Regardless of Elliott’s level of integrity and honesty prior to the Charlie Rose interview, during the interview we know he lied. This fact is of immediate significance to Walter and his new-found reason to use ricin or an M60 machine gun (or both) to take vengeance on Elliott and Gretchen, but it has greater long-term significance.

Either Elliott and Gretchen are involved in a creative conspiracy with the DEA and the FBI to lure Walter back to Albuquerque (wouldn’t that be interesting!) or the lies on the Charlie Rose Show are integral to the fabric of the Breaking Bad Universe. If there is no conspiracy, the lies remove from Walter’s world the final bastion of decency to which he might have appealed. If Elliott and his philanthropy represent the ‘Good King’ in Walter’s Choice, Walter is left without a choice that could cleanse his soul. Everyone, even the most sympathetic and generous of Breaking Bad’s characters, is so flawed that personal gain outweighs truth, justice, honor, and any other virtue we might try to apply.

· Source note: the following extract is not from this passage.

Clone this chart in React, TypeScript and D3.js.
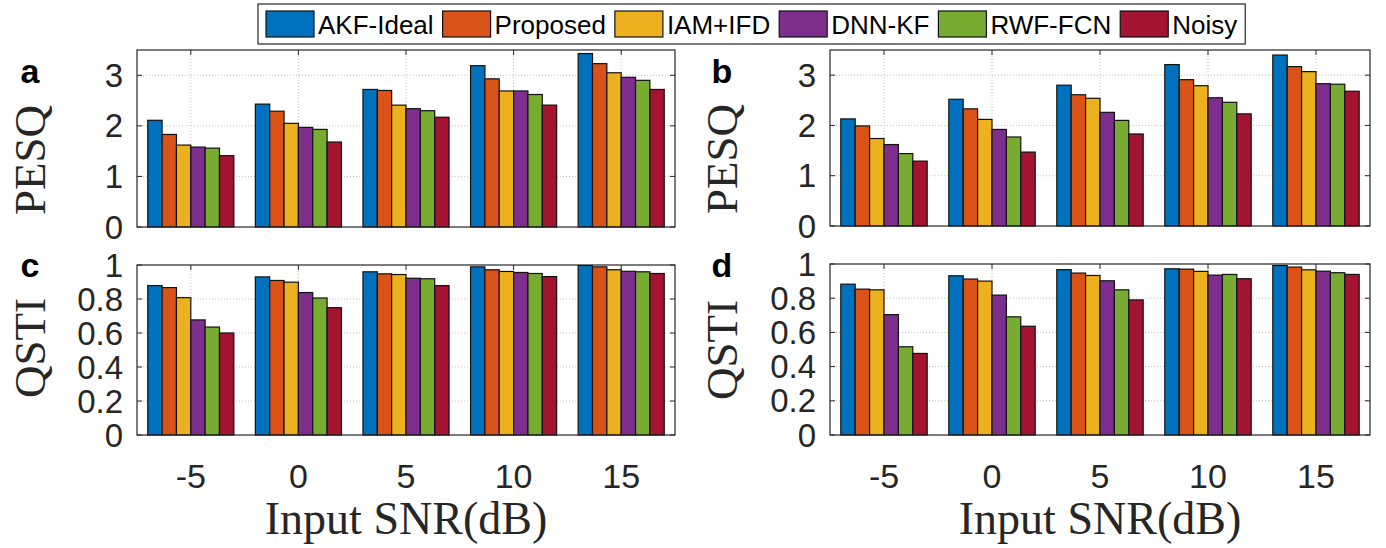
import React from 'react';
import * as d3 from 'd3';

const snrLevels = [-5, 0, 5, 10, 15];
const methods = ['AKF-Ideal', 'Proposed', 'IAM+IFD', 'DNN-KF', 'RWF-FCN', 'Noisy'];
const colors = ['#0072BD', '#D95319', '#EDB120', '#7E2F8E', '#77AC30', '#A2142F'];

// rows follow methods, columns follow snrLevels
const pesqA = [
  [2.11, 2.43, 2.72, 3.19, 3.43],
  [1.83, 2.29, 2.70, 2.93, 3.23],
  [1.62, 2.05, 2.41, 2.69, 3.05],
  [1.58, 1.97, 2.34, 2.69, 2.96],
  [1.56, 1.93, 2.30, 2.62, 2.90],
  [1.41, 1.68, 2.17, 2.41, 2.72],
];
const pesqB = [
  [2.13, 2.52, 2.80, 3.21, 3.40],
  [1.99, 2.33, 2.61, 2.91, 3.17],
  [1.74, 2.12, 2.54, 2.79, 3.07],
  [1.62, 1.92, 2.26, 2.55, 2.83],
  [1.44, 1.77, 2.10, 2.46, 2.82],
  [1.29, 1.47, 1.83, 2.23, 2.68],
];
const qstiC = [
  [0.879, 0.930, 0.960, 0.989, 0.997],
  [0.867, 0.909, 0.948, 0.972, 0.989],
  [0.808, 0.899, 0.944, 0.962, 0.972],
  [0.677, 0.838, 0.922, 0.956, 0.963],
  [0.635, 0.806, 0.919, 0.950, 0.960],
  [0.600, 0.749, 0.879, 0.932, 0.950],
];
const qstiD = [
  [0.882, 0.931, 0.967, 0.972, 0.991],
  [0.853, 0.912, 0.947, 0.970, 0.982],
  [0.849, 0.900, 0.933, 0.957, 0.966],
  [0.704, 0.818, 0.902, 0.935, 0.958],
  [0.516, 0.691, 0.849, 0.939, 0.949],
  [0.477, 0.636, 0.790, 0.914, 0.939],
];

const pesqTicks = [0, 1, 2, 3];
const qstiTicks = [0, 0.2, 0.4, 0.6, 0.8, 1];

const W = 1386;
const H = 548;
const sans = 'Liberation Sans, Arial, Helvetica, sans-serif';
const serif = 'Liberation Serif, Times New Roman, serif';

type PanelProps = {
  tag: string;
  data: number[][];
  x0: number; x1: number; y0: number; y1: number;
  yMax: number;
  ticks: number[];
  yLabel: string;
  labelX: number; labelY: number;
  showX: boolean;
};

const Panel = ({ tag, data, x0, x1, y0, y1, yMax, ticks, yLabel, labelX, labelY, showX }: PanelProps) => {
  const x = d3.scaleLinear().domain([-7.5, 17.5]).range([x0, x1]);
  const y = d3.scaleLinear().domain([0, yMax]).range([y1, y0]);
  const bw = (0.8 * 5) / methods.length;
  const tl = 5;

  return (
    <g>
      {/* grid */}
      {ticks.filter((t) => t > 0 && t < yMax).map((t) => (
        <line key={'gy' + t} x1={x0} x2={x1} y1={y(t)} y2={y(t)}
          stroke="#c4c4c4" strokeWidth={1} strokeDasharray="1,2" />
      ))}
      {snrLevels.map((s) => (
        <line key={'gx' + s} x1={x(s)} x2={x(s)} y1={y0} y2={y1}
          stroke="#c4c4c4" strokeWidth={1} strokeDasharray="1,2" />
      ))}
      {/* bars */}
      {data.map((row, mi) =>
        row.map((v, si) => {
          const left = x(snrLevels[si] + (mi - methods.length / 2) * bw);
          const right = x(snrLevels[si] + (mi - methods.length / 2 + 1) * bw);
          return (
            <rect key={mi + '-' + si} x={left} y={y(v)} width={right - left} height={y(0) - y(v)}
              fill={colors[mi]} stroke="#111" strokeWidth={1.2} />
          );
        })
      )}
      {/* box + ticks */}
      <rect x={x0} y={y0} width={x1 - x0} height={y1 - y0} fill="none" stroke="#262626" strokeWidth={1.2} />
      {ticks.map((t) => (
        <g key={'ty' + t}>
          <line x1={x0} x2={x0 + tl} y1={y(t)} y2={y(t)} stroke="#262626" />
          <line x1={x1} x2={x1 - tl} y1={y(t)} y2={y(t)} stroke="#262626" />
          <text x={x0 - 14} y={y(t)} textAnchor="end" dominantBaseline="central"
            fontFamily={sans} fontSize={33} fill="#262626">{String(t)}</text>
        </g>
      ))}
      {snrLevels.map((s) => (
        <g key={'tx' + s}>
          <line x1={x(s)} x2={x(s)} y1={y0} y2={y0 + tl} stroke="#262626" />
          <line x1={x(s)} x2={x(s)} y1={y1} y2={y1 - tl} stroke="#262626" />
          {showX && (
            <text x={x(s)} y={488} textAnchor="middle" fontFamily={sans} fontSize={34} fill="#262626">{s}</text>
          )}
        </g>
      ))}
      {showX && (
        <text x={(x0 + x1) / 2} y={534} textAnchor="middle" fontFamily={serif} fontSize={46} fill="#262626">
          Input SNR(dB)
        </text>
      )}
      <text transform={`translate(${labelX},${labelY}) rotate(-90)`} textAnchor="middle"
        dominantBaseline="central" fontFamily={serif} fontSize={45} fill="#262626">{yLabel}</text>
      <text x={labelX} y={tag === 'a' || tag === 'b' ? 83 : 277} textAnchor="middle"
        fontFamily={sans} fontWeight="bold" fontSize={34} fill="#000">{tag}</text>
    </g>
  );
};

const Legend = () => {
  const fontSize = 26;
  const ctx = typeof document !== 'undefined' ? document.createElement('canvas').getContext('2d') : null;
  if (ctx) ctx.font = `${fontSize}px ${sans}`;
  const widths = methods.map((m) => (ctx ? ctx.measureText(m).width : m.length * 13));
  const left = 258;
  const top = 4;
  const h = 40;
  const sw = 48;
  const sh = 26;
  let cx = left + 8;
  const items = methods.map((m, i) => {
    const item = { m, i, x: cx };
    cx += sw + 4 + widths[i] + 9;
    return item;
  });
  const right = cx - 9 + 8;
  return (
    <g>
      <rect x={left} y={top} width={right - left} height={h} fill="#fff" stroke="#262626" strokeWidth={1.2} />
      {items.map((it) => (
        <g key={it.m}>
          <rect x={it.x} y={top + (h - sh) / 2} width={sw} height={sh} fill={colors[it.i]} stroke="#111" strokeWidth={1.2} />
          <text x={it.x + sw + 4} y={top + h / 2 + 1} dominantBaseline="central" fontFamily={sans}
            fontSize={fontSize} fill="#000">{it.m}</text>
        </g>
      ))}
    </g>
  );
};

export default function App() {
  return (
    <div style={{ position: 'absolute', left: 0, top: 0 }}>
      <svg width={W} height={H} style={{ display: 'block', background: '#fff' }}>
        <Panel tag="a" data={pesqA} x0={137} x1={675} y0={50} y1={227} yMax={3.5} ticks={pesqTicks}
          yLabel="PESQ" labelX={30} labelY={160} showX={false} />
        <Panel tag="b" data={pesqB} x0={830} x1={1370} y0={50} y1={226} yMax={3.5} ticks={pesqTicks}
          yLabel="PESQ" labelX={722} labelY={159} showX={false} />
        <Panel tag="c" data={qstiC} x0={137} x1={675} y0={265} y1={435} yMax={1} ticks={qstiTicks}
          yLabel="QSTI" labelX={30} labelY={348} showX={true} />
        <Panel tag="d" data={qstiD} x0={830} x1={1370} y0={264} y1={435} yMax={1} ticks={qstiTicks}
          yLabel="QSTI" labelX={722} labelY={350} showX={true} />
        <Legend />
      </svg>
    </div>
  );
}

The conspiracy idea is interesting, and one of the writers may have pushed hard enough that it became part of the finale. But I doubt it. It’s a cutesy move not in synch with the down-to-earth character of the show. The disconnect between the human world and the Universe has created striking contrast ever since the first episodes. The discontinuity is especially strong if we look at the color symbolism, something I will take on in the pages of Breaking Blue. In light of Breaking Bad’s six-year tradition of lies and deceptions, even among the most innocent characters, King Elliott’s lies about Walter fit perfectly into the scheme.

In a sense Elliott’s lies destroy the final connection Walter had to the world. His wife and son have disowned and disavowed him. His money is useless. He has no friends, only enemies, and the single creative force in his life is the will to extract revenge.

Walter wishes death. He returns to Albuquerque knowing he races toward his sure and sudden demise. Thanks to tonight’s episode, we know he will succeed.